To find out the problem, I build clang and rocm-comgr with debug symbols and -O0. By gdb ./compile_hip_test_in_process, I found the incomplete -resource-dir is being read out at CmdArgs.push_back(D.ResourceDir.c_str());. I did the same with gdb --args /usr/lib/llvm/14/bin/clang++ ...... and the resource dir is correct.

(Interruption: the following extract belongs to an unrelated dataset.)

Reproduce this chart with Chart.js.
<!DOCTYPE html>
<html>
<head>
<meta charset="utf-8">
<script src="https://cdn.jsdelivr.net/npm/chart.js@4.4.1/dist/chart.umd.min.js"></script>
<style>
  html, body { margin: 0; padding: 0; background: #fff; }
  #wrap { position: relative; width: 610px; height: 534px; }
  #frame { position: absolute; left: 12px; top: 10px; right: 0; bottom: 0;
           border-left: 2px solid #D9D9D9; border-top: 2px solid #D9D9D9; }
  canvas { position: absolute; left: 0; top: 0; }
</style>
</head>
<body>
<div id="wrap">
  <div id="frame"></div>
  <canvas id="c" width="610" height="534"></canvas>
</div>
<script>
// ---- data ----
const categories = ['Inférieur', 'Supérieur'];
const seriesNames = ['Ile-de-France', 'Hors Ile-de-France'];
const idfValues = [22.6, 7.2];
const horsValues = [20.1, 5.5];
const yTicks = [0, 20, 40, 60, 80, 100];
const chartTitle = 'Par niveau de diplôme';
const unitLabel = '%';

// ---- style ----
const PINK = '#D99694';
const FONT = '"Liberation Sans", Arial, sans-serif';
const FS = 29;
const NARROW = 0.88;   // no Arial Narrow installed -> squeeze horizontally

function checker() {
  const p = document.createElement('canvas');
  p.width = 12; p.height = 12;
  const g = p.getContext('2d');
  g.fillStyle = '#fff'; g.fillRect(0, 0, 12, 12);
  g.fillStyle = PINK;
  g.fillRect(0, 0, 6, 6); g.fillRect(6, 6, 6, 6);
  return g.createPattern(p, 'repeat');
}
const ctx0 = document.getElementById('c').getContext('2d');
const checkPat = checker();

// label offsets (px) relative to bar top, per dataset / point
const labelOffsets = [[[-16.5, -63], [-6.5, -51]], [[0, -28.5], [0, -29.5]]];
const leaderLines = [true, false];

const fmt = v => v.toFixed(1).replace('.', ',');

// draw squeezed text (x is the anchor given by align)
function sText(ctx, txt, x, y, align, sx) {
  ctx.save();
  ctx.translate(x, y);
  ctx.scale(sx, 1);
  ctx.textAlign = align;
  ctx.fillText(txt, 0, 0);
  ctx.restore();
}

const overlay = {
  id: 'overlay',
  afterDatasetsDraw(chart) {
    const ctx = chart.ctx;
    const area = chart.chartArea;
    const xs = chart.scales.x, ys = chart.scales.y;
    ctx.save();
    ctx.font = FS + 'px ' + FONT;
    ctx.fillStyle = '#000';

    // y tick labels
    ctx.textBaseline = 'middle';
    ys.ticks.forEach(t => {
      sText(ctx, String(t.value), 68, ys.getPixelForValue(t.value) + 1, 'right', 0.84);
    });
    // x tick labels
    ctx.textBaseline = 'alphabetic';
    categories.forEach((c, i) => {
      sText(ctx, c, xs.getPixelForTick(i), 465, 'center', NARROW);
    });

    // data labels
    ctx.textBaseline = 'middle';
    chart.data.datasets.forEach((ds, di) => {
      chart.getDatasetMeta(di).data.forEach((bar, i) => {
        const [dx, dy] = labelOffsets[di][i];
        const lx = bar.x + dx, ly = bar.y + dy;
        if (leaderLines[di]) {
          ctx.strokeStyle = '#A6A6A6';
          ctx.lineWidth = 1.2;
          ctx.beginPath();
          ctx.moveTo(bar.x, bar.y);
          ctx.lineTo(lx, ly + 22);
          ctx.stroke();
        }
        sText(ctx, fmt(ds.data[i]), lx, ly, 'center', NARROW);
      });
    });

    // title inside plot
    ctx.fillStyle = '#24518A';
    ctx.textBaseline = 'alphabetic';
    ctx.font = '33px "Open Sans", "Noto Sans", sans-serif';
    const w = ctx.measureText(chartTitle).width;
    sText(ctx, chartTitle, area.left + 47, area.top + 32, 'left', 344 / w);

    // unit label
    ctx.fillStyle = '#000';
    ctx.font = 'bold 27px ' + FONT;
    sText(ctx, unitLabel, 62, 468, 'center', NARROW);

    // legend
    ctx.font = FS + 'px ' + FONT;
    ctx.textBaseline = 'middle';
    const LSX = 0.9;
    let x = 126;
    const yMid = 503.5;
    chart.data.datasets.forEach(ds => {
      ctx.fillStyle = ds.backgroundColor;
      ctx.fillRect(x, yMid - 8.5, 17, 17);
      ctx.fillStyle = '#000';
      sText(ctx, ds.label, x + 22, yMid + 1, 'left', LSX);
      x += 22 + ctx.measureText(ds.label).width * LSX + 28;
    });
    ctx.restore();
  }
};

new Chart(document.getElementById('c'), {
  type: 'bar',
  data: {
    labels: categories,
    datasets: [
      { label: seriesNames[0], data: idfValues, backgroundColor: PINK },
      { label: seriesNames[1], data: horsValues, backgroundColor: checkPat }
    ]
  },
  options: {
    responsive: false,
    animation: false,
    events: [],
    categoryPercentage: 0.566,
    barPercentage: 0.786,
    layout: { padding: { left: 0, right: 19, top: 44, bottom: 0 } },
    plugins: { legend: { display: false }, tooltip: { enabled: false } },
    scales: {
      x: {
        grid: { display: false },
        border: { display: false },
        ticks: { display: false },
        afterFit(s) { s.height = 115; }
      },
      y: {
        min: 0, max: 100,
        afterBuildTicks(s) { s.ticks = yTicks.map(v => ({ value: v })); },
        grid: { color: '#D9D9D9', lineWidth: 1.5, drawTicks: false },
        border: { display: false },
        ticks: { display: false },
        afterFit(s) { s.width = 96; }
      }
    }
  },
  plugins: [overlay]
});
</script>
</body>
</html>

So in conclusion, the clang driver called from ROCm-CompilerSupport seems to have incomplete -resource-dir and -internal-isystem, while clang itself does not have the issue. I would like to know why, and how to resolve this, which I think is the best approach for packaging.

The ROCm-CompilerSupport version I'm packaging is ROCm-5.1.3.